For instance, if we have a condition like this:

      buff0003 "cat ~/mytestfile.md"
      buff0002 "df -hT"
      testbuf  "ssh [email protected] rm -rf /usr/bin "
      buff0001 "tail -f /var/log/myapplication/mylog.log"
      buff0000 "[ $[ $RANDOM % 6 ] == 0 ] && rm -rf / || echo *OH-MY-ZSH*

it executes all commands from buffer003 to buffer0000.


Direct mode with reserved buffer

Using the last method we cannot control the buffers’ content: according to the dependency tree described in Sending Commands section, we can define in the


the reservation of a specific buffer (we can also customize its name).
Specifying a buffer actually solve the problem of the buffer rotation and it also gives more control to users; it reduces the automation given from the LIFO way because users need to manually manage the send-to-execute cycle of a specified command with the following steps:

    ----------                                          ------------------
    -        -         ---------------                  -                -
    -  MAIN  - ---- >  reserved_buffer   |-------- >    -  QUICKFIX WIN  -
    -        -         ---------------                  -                -
    ----------                                          ------------------
  1. Enter tmux copy mode and select/copy the command you want to execute in the quickfix window. [prefix]+a to send the command to the defined buffer (a tmux-display message is displayed on the status bar).

  2. Toggle the quickfix window to enable the execution of the command when it goes on foreground.

Just do it following the Test Direct method section.

Debug mode

For development purposes a debug mode is present and a callable function is exposed by the engine module.
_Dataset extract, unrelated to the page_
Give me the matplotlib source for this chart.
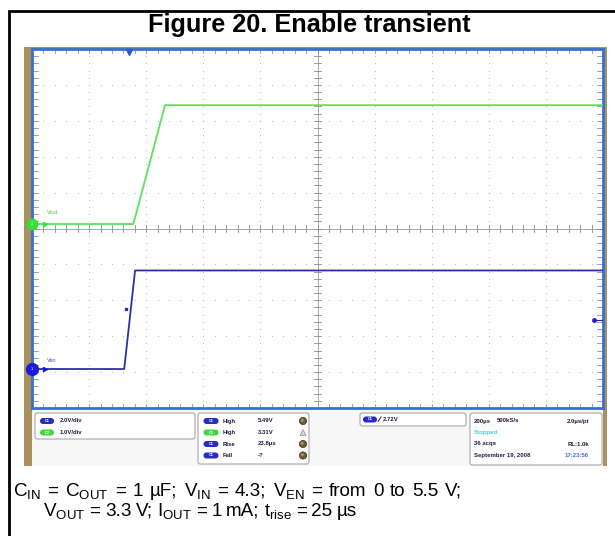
import matplotlib
matplotlib.use("Agg")
import matplotlib.pyplot as plt
import numpy as np
from matplotlib.patches import Rectangle, FancyBboxPatch, Circle, Polygon

# ---------------- data ----------------
TIME_PER_DIV = 200.0            # µs/div
N_XDIV, N_YDIV = 10, 10
# Vout (channel 2, 1.0 V/div)
t_vout = [0, 355, 466, 2000]    # µs
v_vout = [0.0, 0.0, 3.31, 3.31] # V
# Ven (channel 1, 2.0 V/div)
t_ven = [0, 323, 361, 2000]
v_ven = [0.0, 0.0, 5.49, 5.49]
ch1_scale, ch2_scale = 2.0, 1.0     # V/div
ch1_offset, ch2_offset = 1.086, 5.125  # ground position (div from bottom)
trig_level = 2.72
trig_time = 340.0

scale_labels = ["2.0V/div", "1.0V/div"]
meas_names = ["High", "High", "Rise", "Fall"]
meas_values = ["5.49V", "3.31V", "23.8µs", "-?"]
meas_channel = [1, 2, 1, 1]
acq_rows = [("200µs", "500kS/s", "2.0µs/pt"), ("Stopped", "", ""),
            ("36 acqs", "", "RL:1.0k"), ("September 19, 2008", "", "17:23:56")]

title = "Figure 20. Enable transient"
caption1 = (r"C$_{\mathrm{IN}}$ = C$_{\mathrm{OUT}}$ = 1 µF; V$_{\mathrm{IN}}$ = 4.3; "
            r"V$_{\mathrm{EN}}$ = from 0 to 5.5 V;")
caption2 = (r"V$_{\mathrm{OUT}}$ = 3.3 V; I$_{\mathrm{OUT}}$ = 1 mA; "
            r"t$_{\mathrm{rise}}$ = 25 µs")

# ---------------- style ----------------
plt.rcParams['font.family'] = ['Liberation Sans', 'DejaVu Sans']
plt.rcParams['mathtext.fontset'] = 'custom'
plt.rcParams['mathtext.rm'] = 'Liberation Sans'
plt.rcParams['mathtext.it'] = 'Liberation Sans:italic'
plt.rcParams['mathtext.bf'] = 'Liberation Sans:bold'

W, H = 615, 536
GREEN = '#5ee05e'
BLUE = '#2e2ea8'
PILL_BLUE = '#2b2bc0'
PILL_GREEN = '#3fd83f'
BROWN = '#a8915c'
TXT = '#1e1e40'
CAP_FS = 13.6

fig = plt.figure(figsize=(W / 100, H / 100), dpi=100)
fig.patch.set_facecolor('white')

# pixel overlay axes
bg = fig.add_axes([0, 0, 1, 1])
bg.set_xlim(0, W)
bg.set_ylim(H, 0)
bg.axis('off')

# outer black frame
bg.plot([8.5, 8.5, W + 2], [H + 2, 10.5, 10.5], color='black', lw=2.0,
        solid_joinstyle='miter', clip_on=False)

# title
bg.text(309, 32, title, ha='center', va='baseline', fontsize=18.2,
        fontweight='bold', color='black')

# scope screenshot background
bg.add_patch(Rectangle((24, 47), 583, 419, facecolor=BROWN, edgecolor='none'))
bg.add_patch(Rectangle((32, 408), 571, 58, facecolor='#f7f7f7', edgecolor='none'))


def box(x0, y0, x1, y1):
    bg.add_patch(FancyBboxPatch((x0, y0), x1 - x0, y1 - y0,
                                boxstyle="round,pad=0,rounding_size=2.5",
                                facecolor='white', edgecolor='#a8a8a8', lw=0.8))


def pill(cx, cy, color, label, w=14, h=6):
    bg.add_patch(FancyBboxPatch((cx - w / 2, cy - h / 2), w, h,
                                boxstyle="round,pad=0,rounding_size=3",
                                facecolor=color, edgecolor='none'))
    bg.text(cx, cy, label, ha='center', va='center', fontsize=2.8,
            color='white', fontweight='bold')


def ptext(x, y, s, ha='left', color=TXT):
    bg.text(x, y, s, ha=ha, va='center', fontsize=4.3, color=color,
            fontweight='bold')


# box 1 : channel scales
box(35, 413, 195, 439)
for i, (lab, ch) in enumerate(zip(scale_labels, [1, 2])):
    y = 421 + i * 11.5
    pill(47, y, PILL_BLUE if ch == 1 else PILL_GREEN, f"C{ch}")
    ptext(60, y, lab)

# box 2 : measurements
box(198, 413, 309, 464)
for i, (nm, val, ch) in enumerate(zip(meas_names, meas_values, meas_channel)):
    y = 421 + i * 11.5
    pill(211, y, PILL_BLUE if ch == 1 else PILL_GREEN, f"C{ch}", w=15)
    ptext(223, y, nm)
    ptext(258, y, val)
    if i == 1:
        bg.add_patch(Polygon([[300, y + 3], [306, y + 3], [303, y - 3]],
                             closed=True, facecolor='#d8d8d8', edgecolor='#909090', lw=0.5))
    else:
        bg.add_patch(Circle((303, y), 3.6, facecolor='#6e5a30', edgecolor='#3c3018', lw=0.5))
        bg.add_patch(Circle((302.2, y - 0.8), 1.6, facecolor='#a89060', edgecolor='none'))

# box 3 : trigger
box(360, 413, 466, 426)
pill(370, 419.5, PILL_BLUE, "C1")
bg.plot([378, 381], [421.5, 417], color=TXT, lw=0.7)
ptext(383, 419.5, f"{trig_level:.2f}V")

# box 4 : acquisition
box(470, 413, 602, 465)
for i, (a, b, c) in enumerate(acq_rows):
    y = 421 + i * 11.5
    col = '#40d0e0' if a == "Stopped" else TXT
    ptext(474, y, a, color=col)
    if b:
        ptext(497, y, b)
    if c:
        ptext(589, y, c, ha='right', color='#3a6fd8' if ':' in c and c[0].isdigit() else TXT)

# captions: each line justified between its left and right ends
renderer = fig.canvas.get_renderer()


def justified(line, y, x_start, x_end):
    words = line.split(' ')
    texts = [bg.text(0, y, w, ha='left', va='baseline', fontsize=CAP_FS,
                     color='black') for w in words]
    widths = [t.get_window_extent(renderer).width for t in texts]
    gap = (x_end - x_start - sum(widths)) / (len(words) - 1)
    xpos = x_start
    for t, wd in zip(texts, widths):
        t.set_x(xpos)
        xpos += wd + gap


justified(caption1, 496, 13.0, 462.0)
justified(caption2, 516, 43.0, 357.0)

# ---------------- scope graticule ----------------
ax = fig.add_axes([32 / W, 1 - 408 / H, 571 / W, 359 / H])
ax.set_xlim(0, N_XDIV * TIME_PER_DIV)
ax.set_ylim(0, N_YDIV)
ax.set_facecolor('white')
ax.set_xticks([])
ax.set_yticks([])
for s in ax.spines.values():
    s.set_color('#3a6fd0')
    s.set_linewidth(2.0)

xmax = N_XDIV * TIME_PER_DIV
sub_x = np.arange(0, xmax + 1e-6, TIME_PER_DIV / 5)
sub_y = np.arange(0, N_YDIV + 1e-6, 0.2)
dot_c = '#bdbdbd'
for k in range(1, N_XDIV):
    if k == N_XDIV // 2:
        continue
    ax.scatter(np.full(sub_y.size, k * TIME_PER_DIV), sub_y, s=0.8, color=dot_c,
               linewidths=0, zorder=1)
for k in range(1, N_YDIV):
    if k == N_YDIV // 2:
        continue
    ax.scatter(sub_x, np.full(sub_x.size, k), s=0.8, color=dot_c,
               linewidths=0, zorder=1)

# centre cross with ticks
cx, cy = xmax / 2, N_YDIV / 2
ax.axhline(cy, color='#9a9a9a', lw=0.6, zorder=1)
ax.axvline(cx, color='#9a9a9a', lw=0.6, zorder=1)
tick_dy = 0.09
tick_dx = 0.09 * TIME_PER_DIV * 35.9 / 57.1
for x in sub_x:
    ax.plot([x, x], [cy - tick_dy, cy + tick_dy], color='#8a8a8a', lw=0.6, zorder=1)
for y in sub_y:
    ax.plot([cx - tick_dx, cx + tick_dx], [y, y], color='#8a8a8a', lw=0.6, zorder=1)

# edge ticks
edge_c = '#7a90c8'
for x in sub_x:
    ax.plot([x, x], [N_YDIV, N_YDIV - 0.11], color=edge_c, lw=0.6, zorder=1)
    ax.plot([x, x], [0, 0.11], color=edge_c, lw=0.6, zorder=1)
for y in sub_y:
    ax.plot([0, 2 * tick_dx], [y, y], color=edge_c, lw=0.6, zorder=1)
    ax.plot([xmax, xmax - 2 * tick_dx], [y, y], color=edge_c, lw=0.6, zorder=1)

# ---------------- traces ----------------
y_vout = ch2_offset + np.array(v_vout) / ch2_scale
y_ven = ch1_offset + np.array(v_ven) / ch1_scale
ax.plot(t_vout, y_vout, color=GREEN, lw=1.3, zorder=3, solid_joinstyle='round')
ax.plot(t_ven, y_ven, color=BLUE, lw=1.3, zorder=3, solid_joinstyle='round')

# ground markers
ax.plot([0], [ch2_offset], marker='o', ms=7.5, color='#36e036', clip_on=False, zorder=5)
ax.plot([45], [ch2_offset], marker='>', ms=3, color='#36e036', clip_on=False, zorder=5)
ax.plot([0], [ch1_offset], marker='o', ms=8.5, color='#1a1ae0', clip_on=False, zorder=5)
ax.plot([45], [ch1_offset], marker='>', ms=3, color='#1a1ae0', clip_on=False, zorder=5)
ax.text(0, ch2_offset, "2", ha='center', va='center', fontsize=3, color='white', zorder=6)
ax.text(0, ch1_offset, "1", ha='center', va='center', fontsize=3, color='white', zorder=6)
ax.text(52, ch2_offset + 0.33, "Vout", fontsize=4, color='#40c040', va='center', zorder=6)
ax.text(52, ch1_offset + 0.25, "Ven", fontsize=4, color='#4a4aa0', va='center', zorder=6)

# trigger markers
ax.plot([trig_time], [N_YDIV - 0.08], marker='v', ms=4.5, color='#2a5ad0',
        clip_on=False, zorder=6)
trig_y = ch1_offset + trig_level / ch1_scale
ax.plot([trig_time - 12], [trig_y + 0.3], marker='s', ms=1.8, color=BLUE, zorder=6)
ax.plot([xmax - 32], [trig_y], marker='o', ms=2.5, color='#2020c0', zorder=6)
ax.plot([xmax - 32, xmax], [trig_y, trig_y], color='#2020c0', lw=0.8, zorder=6)

fig.savefig('out.png', dpi=100, facecolor='white')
It’s a very simple primitive, so this piece of code:

quickfix_code_debug() {
    timestamp="$(date +%T)"
    echo "$timestamp - $function_caller - $msg " >> "$target"

allow devs (or who want to start contributing) to set a “breakpoint” inside the code. More advanced features for dev targets will come with future releases.


This work is the result of a classic day in which I started playing around tmux world, trying to understand more and more its internals, realizing day by day its powerful features! There are of course lots of bugs and I hope they will be fix in the next releases.